Direction ->
Retype only the lines from the one containing "What Chart.js code" through the one containing "const dose60Err = [4.9, 4.6, 3.7];", both included, word for word. Pictures stay out of the copy.

····················

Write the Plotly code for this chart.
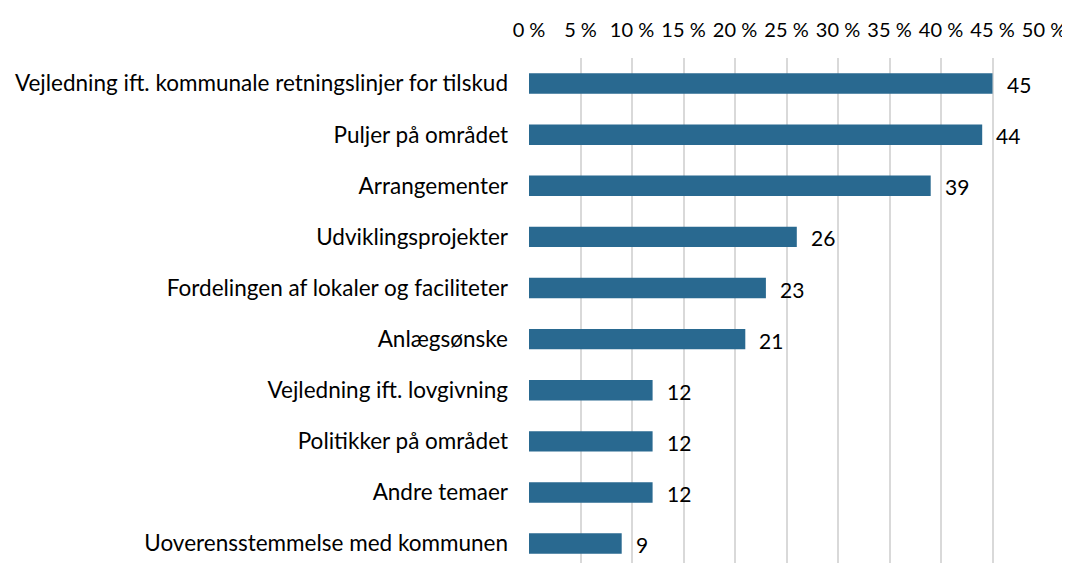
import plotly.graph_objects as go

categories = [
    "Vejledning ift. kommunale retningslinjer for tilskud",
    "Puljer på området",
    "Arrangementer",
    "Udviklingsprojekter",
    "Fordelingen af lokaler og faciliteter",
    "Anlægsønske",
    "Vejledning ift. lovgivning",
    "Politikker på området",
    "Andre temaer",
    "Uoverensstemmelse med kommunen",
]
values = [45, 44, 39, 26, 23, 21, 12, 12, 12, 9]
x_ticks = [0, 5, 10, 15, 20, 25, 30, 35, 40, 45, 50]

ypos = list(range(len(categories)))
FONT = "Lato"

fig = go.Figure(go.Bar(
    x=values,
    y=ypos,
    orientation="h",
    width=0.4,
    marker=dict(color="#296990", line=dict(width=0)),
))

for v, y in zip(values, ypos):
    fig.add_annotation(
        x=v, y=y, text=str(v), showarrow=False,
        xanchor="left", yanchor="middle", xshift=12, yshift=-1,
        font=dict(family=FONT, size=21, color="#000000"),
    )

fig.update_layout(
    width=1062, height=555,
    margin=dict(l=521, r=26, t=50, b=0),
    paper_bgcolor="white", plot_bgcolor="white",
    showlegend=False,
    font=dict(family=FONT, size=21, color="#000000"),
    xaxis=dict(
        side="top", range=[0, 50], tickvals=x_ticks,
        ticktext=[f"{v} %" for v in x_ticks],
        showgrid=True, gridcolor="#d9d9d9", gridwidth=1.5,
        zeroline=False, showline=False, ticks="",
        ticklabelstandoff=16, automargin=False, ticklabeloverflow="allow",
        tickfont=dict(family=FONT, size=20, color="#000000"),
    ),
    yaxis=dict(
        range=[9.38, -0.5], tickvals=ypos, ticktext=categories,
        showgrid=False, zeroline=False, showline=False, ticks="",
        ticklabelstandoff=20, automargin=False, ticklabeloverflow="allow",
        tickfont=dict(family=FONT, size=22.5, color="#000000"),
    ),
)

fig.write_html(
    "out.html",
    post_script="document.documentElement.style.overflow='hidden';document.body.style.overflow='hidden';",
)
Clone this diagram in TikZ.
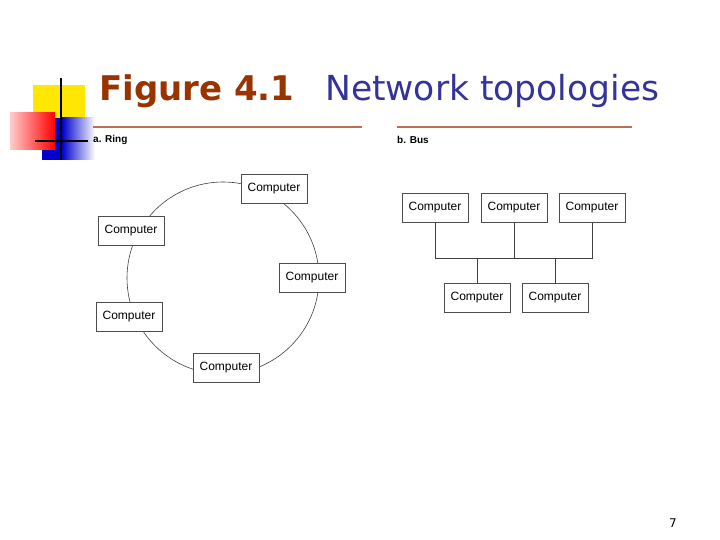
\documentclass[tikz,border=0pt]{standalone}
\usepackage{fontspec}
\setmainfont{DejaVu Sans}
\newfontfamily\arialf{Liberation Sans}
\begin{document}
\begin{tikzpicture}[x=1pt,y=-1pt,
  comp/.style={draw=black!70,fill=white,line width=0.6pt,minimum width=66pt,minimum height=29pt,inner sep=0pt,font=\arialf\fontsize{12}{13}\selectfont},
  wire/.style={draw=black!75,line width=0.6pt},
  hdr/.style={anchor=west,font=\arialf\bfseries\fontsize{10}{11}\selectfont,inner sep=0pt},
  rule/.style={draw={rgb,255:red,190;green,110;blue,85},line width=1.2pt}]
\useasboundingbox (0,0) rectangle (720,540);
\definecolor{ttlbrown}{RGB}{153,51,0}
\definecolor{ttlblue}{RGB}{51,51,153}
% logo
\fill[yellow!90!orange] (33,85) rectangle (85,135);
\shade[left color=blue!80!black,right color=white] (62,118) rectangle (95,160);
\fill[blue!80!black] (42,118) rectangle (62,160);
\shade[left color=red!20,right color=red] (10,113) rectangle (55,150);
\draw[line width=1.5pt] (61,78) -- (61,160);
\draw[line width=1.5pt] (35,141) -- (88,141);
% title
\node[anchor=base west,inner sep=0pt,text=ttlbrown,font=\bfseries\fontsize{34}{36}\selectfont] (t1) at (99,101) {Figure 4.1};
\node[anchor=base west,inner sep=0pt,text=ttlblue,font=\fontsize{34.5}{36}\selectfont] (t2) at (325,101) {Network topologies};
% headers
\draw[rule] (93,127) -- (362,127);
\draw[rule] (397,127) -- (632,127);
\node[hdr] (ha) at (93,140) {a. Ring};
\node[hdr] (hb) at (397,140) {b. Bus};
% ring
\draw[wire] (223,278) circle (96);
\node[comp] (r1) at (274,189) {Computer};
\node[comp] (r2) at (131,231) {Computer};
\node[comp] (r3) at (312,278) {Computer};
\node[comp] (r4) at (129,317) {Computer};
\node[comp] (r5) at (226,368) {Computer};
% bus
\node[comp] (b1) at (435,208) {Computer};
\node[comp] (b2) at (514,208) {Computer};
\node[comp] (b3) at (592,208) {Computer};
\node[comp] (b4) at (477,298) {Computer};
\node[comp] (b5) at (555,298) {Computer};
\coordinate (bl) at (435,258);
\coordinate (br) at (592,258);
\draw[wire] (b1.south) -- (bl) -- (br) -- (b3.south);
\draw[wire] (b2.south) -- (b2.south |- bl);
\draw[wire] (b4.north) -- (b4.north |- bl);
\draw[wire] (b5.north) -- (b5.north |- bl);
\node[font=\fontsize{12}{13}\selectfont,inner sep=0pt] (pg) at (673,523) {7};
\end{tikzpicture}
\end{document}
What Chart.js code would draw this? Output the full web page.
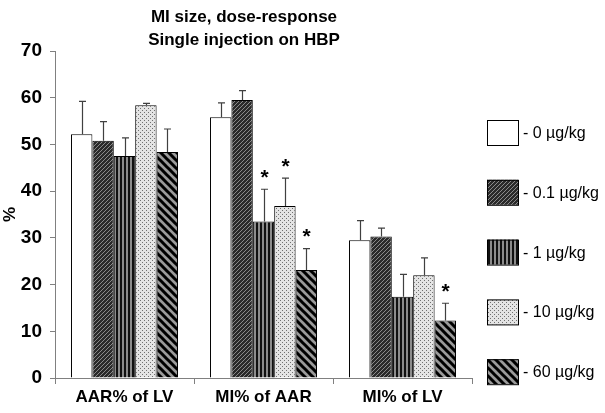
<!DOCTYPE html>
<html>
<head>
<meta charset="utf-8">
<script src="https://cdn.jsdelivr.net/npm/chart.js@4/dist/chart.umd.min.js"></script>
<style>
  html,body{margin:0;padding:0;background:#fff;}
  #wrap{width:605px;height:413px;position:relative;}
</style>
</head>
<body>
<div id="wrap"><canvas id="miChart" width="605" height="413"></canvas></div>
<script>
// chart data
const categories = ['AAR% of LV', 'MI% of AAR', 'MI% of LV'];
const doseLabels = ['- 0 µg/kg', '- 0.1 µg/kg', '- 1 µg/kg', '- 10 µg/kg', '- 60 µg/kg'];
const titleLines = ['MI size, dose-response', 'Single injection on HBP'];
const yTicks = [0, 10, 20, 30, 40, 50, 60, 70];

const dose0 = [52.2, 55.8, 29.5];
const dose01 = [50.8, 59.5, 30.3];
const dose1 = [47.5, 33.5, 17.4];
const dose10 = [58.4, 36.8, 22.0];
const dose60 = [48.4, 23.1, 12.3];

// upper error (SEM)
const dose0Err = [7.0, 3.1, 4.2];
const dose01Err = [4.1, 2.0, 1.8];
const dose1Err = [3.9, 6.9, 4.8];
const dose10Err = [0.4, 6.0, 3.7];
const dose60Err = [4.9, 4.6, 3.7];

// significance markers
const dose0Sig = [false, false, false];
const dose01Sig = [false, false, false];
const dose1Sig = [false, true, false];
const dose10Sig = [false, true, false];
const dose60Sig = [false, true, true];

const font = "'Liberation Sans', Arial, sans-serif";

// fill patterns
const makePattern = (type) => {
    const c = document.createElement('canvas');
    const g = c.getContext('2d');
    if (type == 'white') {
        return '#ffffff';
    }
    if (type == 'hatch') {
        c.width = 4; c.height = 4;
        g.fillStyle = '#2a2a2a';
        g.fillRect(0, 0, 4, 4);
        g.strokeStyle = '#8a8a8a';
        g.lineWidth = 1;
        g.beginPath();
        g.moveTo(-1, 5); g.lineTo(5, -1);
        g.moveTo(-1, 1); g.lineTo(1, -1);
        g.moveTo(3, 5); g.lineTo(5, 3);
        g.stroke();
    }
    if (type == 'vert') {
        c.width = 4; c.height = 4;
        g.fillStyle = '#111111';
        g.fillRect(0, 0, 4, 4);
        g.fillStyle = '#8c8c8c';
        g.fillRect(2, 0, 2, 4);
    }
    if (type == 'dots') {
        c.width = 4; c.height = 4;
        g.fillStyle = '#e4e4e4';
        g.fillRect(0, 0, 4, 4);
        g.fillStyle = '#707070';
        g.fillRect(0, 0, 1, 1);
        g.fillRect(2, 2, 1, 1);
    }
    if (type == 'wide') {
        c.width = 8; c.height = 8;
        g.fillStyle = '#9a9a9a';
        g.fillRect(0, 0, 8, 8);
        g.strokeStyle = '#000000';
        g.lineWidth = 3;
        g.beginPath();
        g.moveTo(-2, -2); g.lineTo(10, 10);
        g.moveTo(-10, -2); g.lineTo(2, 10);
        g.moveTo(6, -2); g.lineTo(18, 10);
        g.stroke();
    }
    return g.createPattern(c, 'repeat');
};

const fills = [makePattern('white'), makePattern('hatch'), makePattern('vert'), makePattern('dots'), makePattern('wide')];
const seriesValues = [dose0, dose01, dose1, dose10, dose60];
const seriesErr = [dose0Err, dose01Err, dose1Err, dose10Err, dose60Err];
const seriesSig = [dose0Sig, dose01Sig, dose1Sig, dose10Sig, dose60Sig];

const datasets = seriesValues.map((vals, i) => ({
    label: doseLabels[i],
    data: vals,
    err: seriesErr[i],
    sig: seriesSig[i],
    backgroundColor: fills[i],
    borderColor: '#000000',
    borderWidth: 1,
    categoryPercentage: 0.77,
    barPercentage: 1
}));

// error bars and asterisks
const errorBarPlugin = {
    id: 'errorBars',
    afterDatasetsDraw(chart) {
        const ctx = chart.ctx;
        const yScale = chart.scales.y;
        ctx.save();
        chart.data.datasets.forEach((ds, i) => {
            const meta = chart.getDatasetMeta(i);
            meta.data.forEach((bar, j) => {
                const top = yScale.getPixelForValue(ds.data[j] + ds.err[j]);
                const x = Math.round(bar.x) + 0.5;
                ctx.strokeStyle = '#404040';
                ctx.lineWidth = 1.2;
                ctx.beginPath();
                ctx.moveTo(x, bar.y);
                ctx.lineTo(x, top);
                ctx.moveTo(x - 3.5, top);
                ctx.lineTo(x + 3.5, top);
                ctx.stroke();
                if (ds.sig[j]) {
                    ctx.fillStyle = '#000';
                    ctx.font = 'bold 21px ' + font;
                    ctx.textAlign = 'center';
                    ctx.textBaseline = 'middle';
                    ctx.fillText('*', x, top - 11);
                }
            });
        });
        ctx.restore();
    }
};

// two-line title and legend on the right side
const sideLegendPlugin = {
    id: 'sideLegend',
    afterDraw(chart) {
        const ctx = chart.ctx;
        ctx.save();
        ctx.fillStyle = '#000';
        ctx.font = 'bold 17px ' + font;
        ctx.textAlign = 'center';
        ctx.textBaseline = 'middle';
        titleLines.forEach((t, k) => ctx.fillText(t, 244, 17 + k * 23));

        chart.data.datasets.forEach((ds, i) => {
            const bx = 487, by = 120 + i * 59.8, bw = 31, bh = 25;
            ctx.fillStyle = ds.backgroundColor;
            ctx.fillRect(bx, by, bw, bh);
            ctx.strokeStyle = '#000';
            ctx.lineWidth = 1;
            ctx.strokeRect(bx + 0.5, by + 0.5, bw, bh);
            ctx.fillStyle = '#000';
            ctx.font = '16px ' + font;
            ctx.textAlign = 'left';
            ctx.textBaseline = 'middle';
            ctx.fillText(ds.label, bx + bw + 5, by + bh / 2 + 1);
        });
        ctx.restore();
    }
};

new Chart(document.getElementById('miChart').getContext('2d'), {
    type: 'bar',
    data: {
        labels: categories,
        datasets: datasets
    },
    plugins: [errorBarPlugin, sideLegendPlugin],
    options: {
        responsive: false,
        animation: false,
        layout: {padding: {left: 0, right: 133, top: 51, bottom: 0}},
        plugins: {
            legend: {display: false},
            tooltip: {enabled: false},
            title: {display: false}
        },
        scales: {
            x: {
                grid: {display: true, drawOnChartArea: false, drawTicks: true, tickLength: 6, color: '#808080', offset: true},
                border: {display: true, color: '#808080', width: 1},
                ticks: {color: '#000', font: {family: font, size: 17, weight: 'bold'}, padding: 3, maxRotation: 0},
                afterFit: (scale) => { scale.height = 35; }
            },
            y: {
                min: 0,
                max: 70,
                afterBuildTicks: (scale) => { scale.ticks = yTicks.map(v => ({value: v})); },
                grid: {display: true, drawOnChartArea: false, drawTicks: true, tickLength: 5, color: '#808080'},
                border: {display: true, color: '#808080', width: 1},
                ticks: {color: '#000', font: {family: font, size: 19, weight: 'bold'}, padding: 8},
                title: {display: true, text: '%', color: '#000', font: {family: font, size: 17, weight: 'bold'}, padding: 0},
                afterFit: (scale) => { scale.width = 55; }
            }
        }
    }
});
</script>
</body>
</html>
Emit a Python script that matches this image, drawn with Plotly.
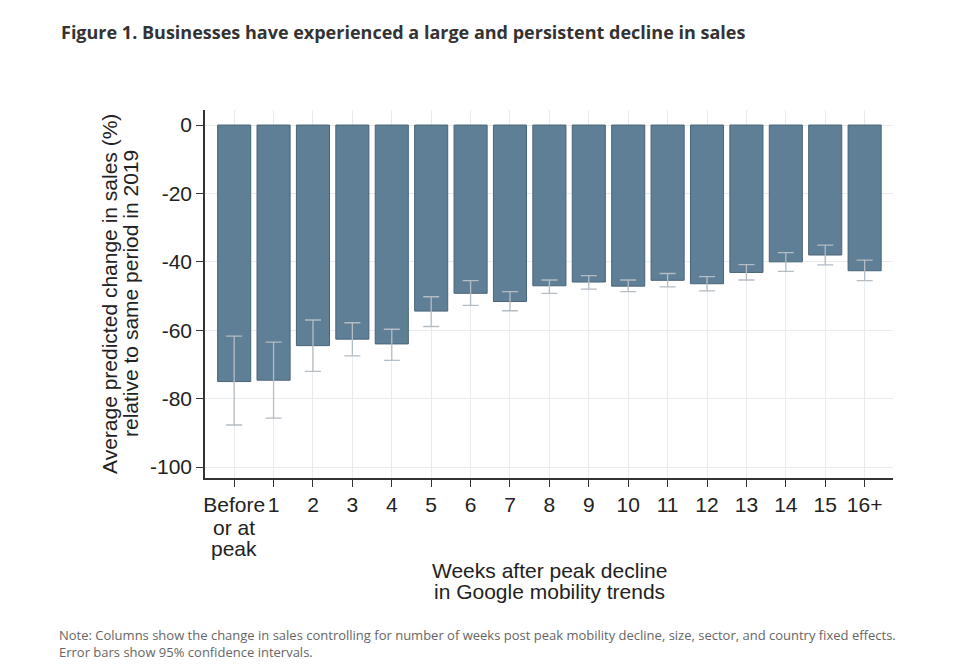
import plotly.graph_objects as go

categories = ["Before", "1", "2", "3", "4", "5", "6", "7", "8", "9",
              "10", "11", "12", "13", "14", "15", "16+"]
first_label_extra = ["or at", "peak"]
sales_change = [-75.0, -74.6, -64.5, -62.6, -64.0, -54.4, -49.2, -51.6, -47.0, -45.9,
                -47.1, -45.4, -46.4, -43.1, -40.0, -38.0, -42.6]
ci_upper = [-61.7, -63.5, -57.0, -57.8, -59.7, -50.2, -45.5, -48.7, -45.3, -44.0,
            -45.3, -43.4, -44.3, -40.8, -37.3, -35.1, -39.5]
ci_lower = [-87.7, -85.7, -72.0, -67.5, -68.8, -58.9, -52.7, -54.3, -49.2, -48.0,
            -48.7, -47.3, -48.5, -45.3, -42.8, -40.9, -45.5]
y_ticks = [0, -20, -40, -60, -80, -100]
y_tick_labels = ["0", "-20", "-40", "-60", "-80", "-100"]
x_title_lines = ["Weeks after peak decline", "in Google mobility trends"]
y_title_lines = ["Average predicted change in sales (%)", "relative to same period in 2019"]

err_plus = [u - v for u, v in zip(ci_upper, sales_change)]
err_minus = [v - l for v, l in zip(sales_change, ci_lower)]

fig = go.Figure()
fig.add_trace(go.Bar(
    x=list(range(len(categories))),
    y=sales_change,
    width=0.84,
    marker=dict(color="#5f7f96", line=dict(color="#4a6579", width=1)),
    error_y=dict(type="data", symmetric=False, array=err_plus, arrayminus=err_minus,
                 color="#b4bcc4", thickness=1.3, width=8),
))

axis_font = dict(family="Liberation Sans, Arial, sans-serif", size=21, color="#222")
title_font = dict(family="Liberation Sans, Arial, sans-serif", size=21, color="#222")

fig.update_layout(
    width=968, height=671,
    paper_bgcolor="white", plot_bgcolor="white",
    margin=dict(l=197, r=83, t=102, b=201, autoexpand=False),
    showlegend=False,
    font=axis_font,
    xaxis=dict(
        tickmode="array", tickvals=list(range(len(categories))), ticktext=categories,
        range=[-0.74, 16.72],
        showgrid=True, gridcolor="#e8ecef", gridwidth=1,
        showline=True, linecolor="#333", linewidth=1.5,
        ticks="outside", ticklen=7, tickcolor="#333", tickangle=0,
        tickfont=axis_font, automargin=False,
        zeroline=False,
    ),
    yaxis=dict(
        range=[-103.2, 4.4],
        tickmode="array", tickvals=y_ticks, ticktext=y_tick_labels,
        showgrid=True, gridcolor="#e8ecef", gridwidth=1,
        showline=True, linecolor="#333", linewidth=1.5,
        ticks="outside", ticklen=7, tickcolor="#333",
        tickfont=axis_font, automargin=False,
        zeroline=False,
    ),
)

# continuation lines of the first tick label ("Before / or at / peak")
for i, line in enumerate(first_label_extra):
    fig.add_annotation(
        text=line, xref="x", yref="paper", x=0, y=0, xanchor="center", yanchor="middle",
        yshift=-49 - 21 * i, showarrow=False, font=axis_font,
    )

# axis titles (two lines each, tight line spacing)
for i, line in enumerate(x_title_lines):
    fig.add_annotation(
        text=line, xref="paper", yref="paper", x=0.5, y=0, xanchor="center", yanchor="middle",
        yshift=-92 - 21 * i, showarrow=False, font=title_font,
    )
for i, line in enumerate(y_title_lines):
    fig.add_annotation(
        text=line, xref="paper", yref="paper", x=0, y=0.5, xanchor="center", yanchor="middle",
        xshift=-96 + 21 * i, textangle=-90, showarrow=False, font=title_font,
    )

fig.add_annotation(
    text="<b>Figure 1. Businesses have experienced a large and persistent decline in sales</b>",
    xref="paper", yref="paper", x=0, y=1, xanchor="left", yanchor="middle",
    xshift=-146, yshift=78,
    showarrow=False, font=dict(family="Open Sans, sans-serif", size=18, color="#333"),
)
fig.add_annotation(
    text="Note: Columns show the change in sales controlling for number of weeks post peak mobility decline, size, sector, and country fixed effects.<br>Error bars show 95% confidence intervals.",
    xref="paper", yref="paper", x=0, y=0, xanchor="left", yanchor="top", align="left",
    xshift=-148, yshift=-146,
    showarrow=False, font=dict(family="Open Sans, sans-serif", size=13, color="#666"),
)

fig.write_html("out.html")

····················

Output ->
What Chart.js code would draw this? Output the full web page.
<!DOCTYPE html>
<html>
<head>
<meta charset="utf-8">
<script src="https://cdn.jsdelivr.net/npm/chart.js@4/dist/chart.umd.min.js"></script>
<style>
  html,body{margin:0;padding:0;background:#fff;}
  #wrap{width:605px;height:413px;position:relative;}
</style>
</head>
<body>
<div id="wrap"><canvas id="miChart" width="605" height="413"></canvas></div>
<script>
// chart data
const categories = ['AAR% of LV', 'MI% of AAR', 'MI% of LV'];
const doseLabels = ['- 0 µg/kg', '- 0.1 µg/kg', '- 1 µg/kg', '- 10 µg/kg', '- 60 µg/kg'];
const titleLines = ['MI size, dose-response', 'Single injection on HBP'];
const yTicks = [0, 10, 20, 30, 40, 50, 60, 70];

const dose0 = [52.2, 55.8, 29.5];
const dose01 = [50.8, 59.5, 30.3];
const dose1 = [47.5, 33.5, 17.4];
const dose10 = [58.4, 36.8, 22.0];
const dose60 = [48.4, 23.1, 12.3];

// upper error (SEM)
const dose0Err = [7.0, 3.1, 4.2];
const dose01Err = [4.1, 2.0, 1.8];
const dose1Err = [3.9, 6.9, 4.8];
const dose10Err = [0.4, 6.0, 3.7];
const dose60Err = [4.9, 4.6, 3.7];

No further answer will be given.